A Stress Toolbox For Artists


A stress toolbox for artists.

The modern world can be a busy place seemingly throwing problem after problem in your direction; it doesn’t take long for these problems to mount up and the result is often stress.
Cases of stress and anxiety are now the second most reported ill health condition in respect of work for doctors. (Only musculoskeletal problems trump them.)
But the good news is that as an artist or a creative your natural abilities give you a variety of skillsets that, even in the middle of modern stress, have the potential to help you deal better with what life throws at you.
After all, artists are hard wired to be resourceful and creative and it’s good to remind ourselves that artistic skills are not just for the studio – they are fully transferable to other areas of life.

Problem solving.

By their very nature, artists respond to complex problems by searching for creative solutions. Many artists talk about how – when they are in the creative process – they sense a change in their thought patterns that helps them to subtly look at a situation from a new perspective to find new possibilities and approaches – no matter how long it takes.
Think Picasso’s famous portrait of Gertrude Stein. Picasso had Stein attend 90 sittings where he constantly painted and then abandoned the work. He said he painted her so many times that he ‘could no longer even see her.’ His solution: go look at Iberian sculpture, change from a previous flat style and begin painting in a much more sculpted fashion. And, most crucially, paint without the model present – only in her absence could he truly recreate her.

Chaos and change.

Creativity isn’t fazed by chaos or by things not ‘going as they should.’ As American artist Romare Bearden said: “The artist confronts chaos. The whole thing of art is, how do you organise chaos.”
The world might throw misunderstanding and confusion your way but, as an artist, remember that this is what you’re good at. Whereas others tend to find change difficult – it’s one of the biggest stressors – artists tend to see it in a different way. For artists, change is an absolute necessity and we can learn to see it as something which presents new opportunities rather than something to fear.
It is within change that the artist finds art and we can look for the same solace there outside of our artistic practice.

Perpetual beta.

‘Perpetual beta’ is a technological term meaning ‘ to keep software or a system in a beta development state for an indefinite or extended period of time.’ This state allows for constant updates and improvements to a system to make it better.
Some artists use the term to reflect that creative people don’t necessarily require to reach a state of perfection and to then just go on repeating it. This is the antithesis of creativity. To standstill is often easier than pushing forwards but it is artistically negative.
Try to remember that you’re always a work in progress.
‘Great art is never perfect, perfect art is never great.’ Edward Abbey.

Asking questions.

Even when the going gets tough, art and artists are good at asking questions. Specifically ‘why’ and ‘how’ questions.
Why is this as it is?
Why do things look this way?
Why do things work this way?
How can I change this?
How can I find beauty?
How can I put my own individual stamp and response in this?

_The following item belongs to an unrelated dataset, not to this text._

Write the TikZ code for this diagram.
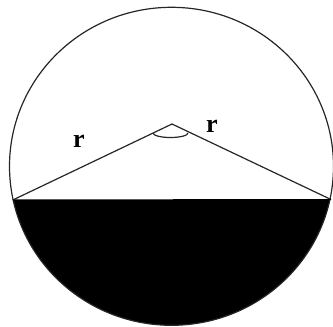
\documentclass[tikz,border=0pt]{standalone}
\usepackage{fontspec}
\setmainfont{Liberation Serif}
\begin{document}
\begin{tikzpicture}[x=1pt,y=-1pt,
  edge/.style={draw=black!85,line width=1.2pt},
  lbl/.style={font=\fontsize{26}{26}\selectfont\bfseries,inner sep=0pt}]
\useasboundingbox (0,0) rectangle (333,327);
\coordinate (O) at (171.5,166.3);
\coordinate (A) at (172,124);
\coordinate (L) at (12.8,200);
\coordinate (R) at (331,199.5);
\begin{scope}
  \clip (0,200) rectangle (333,327);
  \fill[black] (O) ellipse [x radius=162, y radius=159];
\end{scope}
\draw[edge] (O) ellipse [x radius=162, y radius=159];
\draw[edge] (L) -- (A) -- (R);
\draw[black,line width=1pt] (L) -- (R);
\draw[edge] (153,133) arc [start angle=180, end angle=0, x radius=17.5, y radius=4.5];
\node[lbl] (r1) at (79,141) {r};
\node[lbl] (r2) at (212,126) {r};
\end{tikzpicture}
\end{document}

Asking questions like this at difficult times can reintroduce some feeling of control to a situation which otherwise can easily feel as if it is spiralling out of control. They can help create a shift in perspective away from negative thoughts.
As American artist Alex Katz says: “Part of what I’m about is seeing how I can paint the same thing differently instead of different things the same way.”


Art can also teach us that – sometimes – we will find ourselves alone in the world. Sometimes this is part of the process – art has a long history of rejection! But part of the artist’s mind set is resilience.
Art tutor, Betty Edwards, has a story on her website (http://drawright.com/) of Californian artist, John Wullbrandt, who lost all his work in the recent wildfires. Whilst talking to reporters he lamented the loss of his work and the landscape they depicted but added:
“It really will be like the Phoenix rising out of the ashes, the rebirth,” Wullbrandt says. “It will be so much more beautiful once it starts to rejuvenate. We’re gonna see wildflowers we haven’t seen in 100 years.” Then Wullbrandt gazes up at a mountain ridge in the distance, now a thin, ash-gray paint stroke on the horizon.
“The spring — just wait. As an artist, I can’t wait to paint it.”
Art is often the long game. So when life gets difficult, use the tools that make you an artist to safeguard your own well being. Hang in there …..

“Art is not an escape but a way of finding order in chaos, a way of confronting life.” Robert Hayden.